Updated

Federal climate experts say a weak version of the El Niño climate phenomenon may be forming in the Pacific Ocean.

If the process continues, the United States could experience mild impacts in late winter or early next spring, according to forecasters at the Climate Prediction Center.

El Niño is an abnormal warming of the ocean temperatures across the eastern tropical Pacific that can affect weather around the globe. Episodes occur about every four-five years.

The last El Niño, in 1997-8, set off fatal storms, heat waves, fires, floods and drought around the world resulting in an estimated $32 billion in damage.

In North America the result of an El Niño tends to include the movement of abnormally warm air into western Canada, Alaska and the extreme northern portion of the contiguous United States. Storms also tend to be more vigorous in the Gulf of Mexico and along the southeast coast of the United States, resulting in wetter than normal conditions in that region.

The report from the National Oceanic and Atmospheric Administration comes two weeks after the World Meteorological Organization in Geneva, Switzerland, issued a similar warning.

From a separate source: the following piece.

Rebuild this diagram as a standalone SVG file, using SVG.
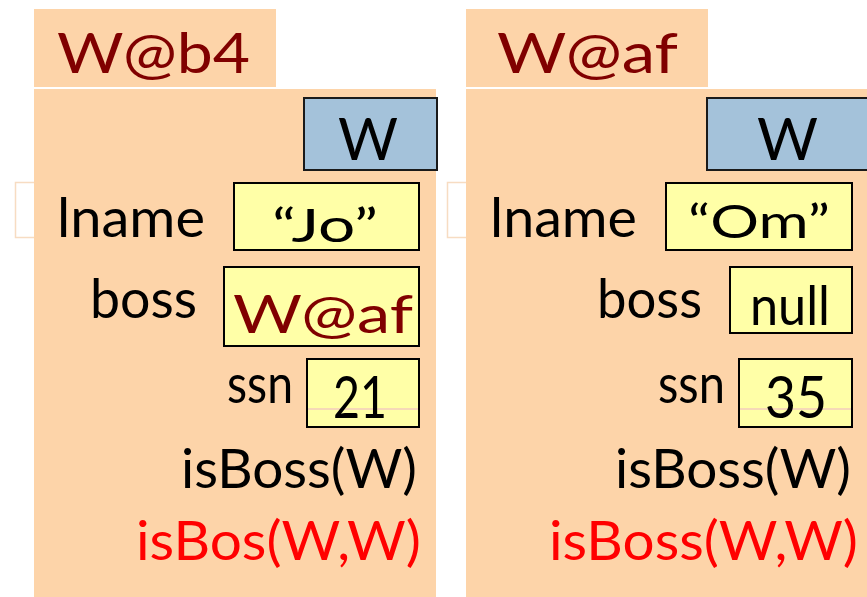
<svg xmlns="http://www.w3.org/2000/svg" width="867" height="597" viewBox="0 0 867 597">
<style>
.panel{fill:#fdd4a9}
.ghost{fill:#ffffff;stroke:#f7dcc2;stroke-width:1.5}
.cls{fill:#a4c2da;stroke:#1a1a1a;stroke-width:2}
.val{fill:#ffffa7;stroke:#000;stroke-width:2}
.seam{stroke:#f6d9b7;stroke-width:2}
text{font-family:Lato,"Liberation Sans",sans-serif}
.t{fill:#000;font-size:54px}
.q{fill:#000;font-size:47px}
.big{fill:#000;font-size:58px}
.ref{fill:#800000;font-size:56px}
.refs{fill:#800000;font-size:53px}
.red{fill:#ff0000;font-size:54px}
</style>
<rect class="ghost" x="15.5" y="182.5" width="40" height="55"/>
<rect class="ghost" x="447.5" y="182.5" width="40" height="55"/>
<g id="objB4">
<rect class="panel" x="34" y="9" width="242" height="78"/>
<rect class="panel" x="34" y="89" width="402" height="508"/>
<text class="ref" x="57" y="73" textLength="193" lengthAdjust="spacingAndGlyphs">W@b4</text>
<rect class="cls" x="304" y="98" width="133" height="72"/>
<text class="big" x="338" y="160" textLength="60" lengthAdjust="spacingAndGlyphs">W</text>
<text class="t" x="57" y="237" textLength="148" lengthAdjust="spacingAndGlyphs">lname</text>
<rect class="val" x="234" y="183" width="185" height="67"/>
<text class="q" x="272" y="242" textLength="106" lengthAdjust="spacingAndGlyphs">“Jo”</text>
<text class="t" x="90" y="318" textLength="107" lengthAdjust="spacingAndGlyphs">boss</text>
<rect class="val" x="224" y="267" width="195" height="79"/>
<text class="refs" x="233" y="333" textLength="180" lengthAdjust="spacingAndGlyphs">W@af</text>
<text class="t" x="227" y="403" textLength="66" lengthAdjust="spacingAndGlyphs">ssn</text>
<rect class="val" x="307" y="359" width="112" height="68"/>
<line class="seam" x1="308" y1="409" x2="418" y2="409"/>
<text class="big" x="333" y="418" textLength="54" lengthAdjust="spacingAndGlyphs">21</text>
<text class="t" x="181" y="488" textLength="236" lengthAdjust="spacingAndGlyphs">isBoss(W)</text>
<text class="red" x="136" y="560" textLength="285" lengthAdjust="spacingAndGlyphs">isBos(W,W)</text>
</g>
<g id="objAf">
<rect class="panel" x="466" y="9" width="242" height="78"/>
<rect class="panel" x="466" y="89" width="401" height="508"/>
<text class="ref" x="497" y="73" textLength="181" lengthAdjust="spacingAndGlyphs">W@af</text>
<rect class="cls" x="707" y="98" width="161" height="72"/>
<text class="big" x="757" y="160" textLength="61" lengthAdjust="spacingAndGlyphs">W</text>
<text class="t" x="490" y="237" textLength="147" lengthAdjust="spacingAndGlyphs">lname</text>
<rect class="val" x="666" y="183" width="186" height="67"/>
<text class="q" x="688" y="238" textLength="142" lengthAdjust="spacingAndGlyphs">“Om”</text>
<text class="t" x="597" y="318" textLength="105" lengthAdjust="spacingAndGlyphs">boss</text>
<rect class="val" x="730" y="267" width="122" height="66"/>
<text class="t" x="750" y="325" textLength="80" lengthAdjust="spacingAndGlyphs">null</text>
<text class="t" x="658" y="403" textLength="67" lengthAdjust="spacingAndGlyphs">ssn</text>
<rect class="val" x="739" y="359" width="113" height="68"/>
<line class="seam" x1="740" y1="409" x2="851" y2="409"/>
<text class="big" x="765" y="418" textLength="62" lengthAdjust="spacingAndGlyphs">35</text>
<text class="t" x="615" y="488" textLength="236" lengthAdjust="spacingAndGlyphs">isBoss(W)</text>
<text class="red" x="549" y="560" textLength="309" lengthAdjust="spacingAndGlyphs">isBoss(W,W)</text>
</g>
<g id="connectors"></g>
</svg>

The U.S. researchers cautioned that at this early stage there is a great deal of uncertainty about the timing and intensity of the next El Niño.

"Although slightly warmer-than-normal ocean waters are being observed in the equatorial Pacific, current conditions in the tropical Pacific are closer to neutral than either El Niño or La Niña," said Climate Prediction Center meteorologist Vernon Kousky.

La Niña is a cool-water reversal of El Niño conditions that can also disrupt weather.

August data indicate that the waters in the central equatorial Pacific, near the International Date Line, have averaged at least 84 degrees Fahrenheit, about 1.0 degree above normal.

But the researchers said they have not seen other changes in the global temperature and precipitation pattern that would be consistent with an El Niño.

An El Niño normally includes a persistent weakening of the trade winds, increased precipitation over the warmer than normal waters, sustained sea surface temperatures of at least a degree Fahrenheit above normal for a number of consecutive months and changes in air pressure at various locations.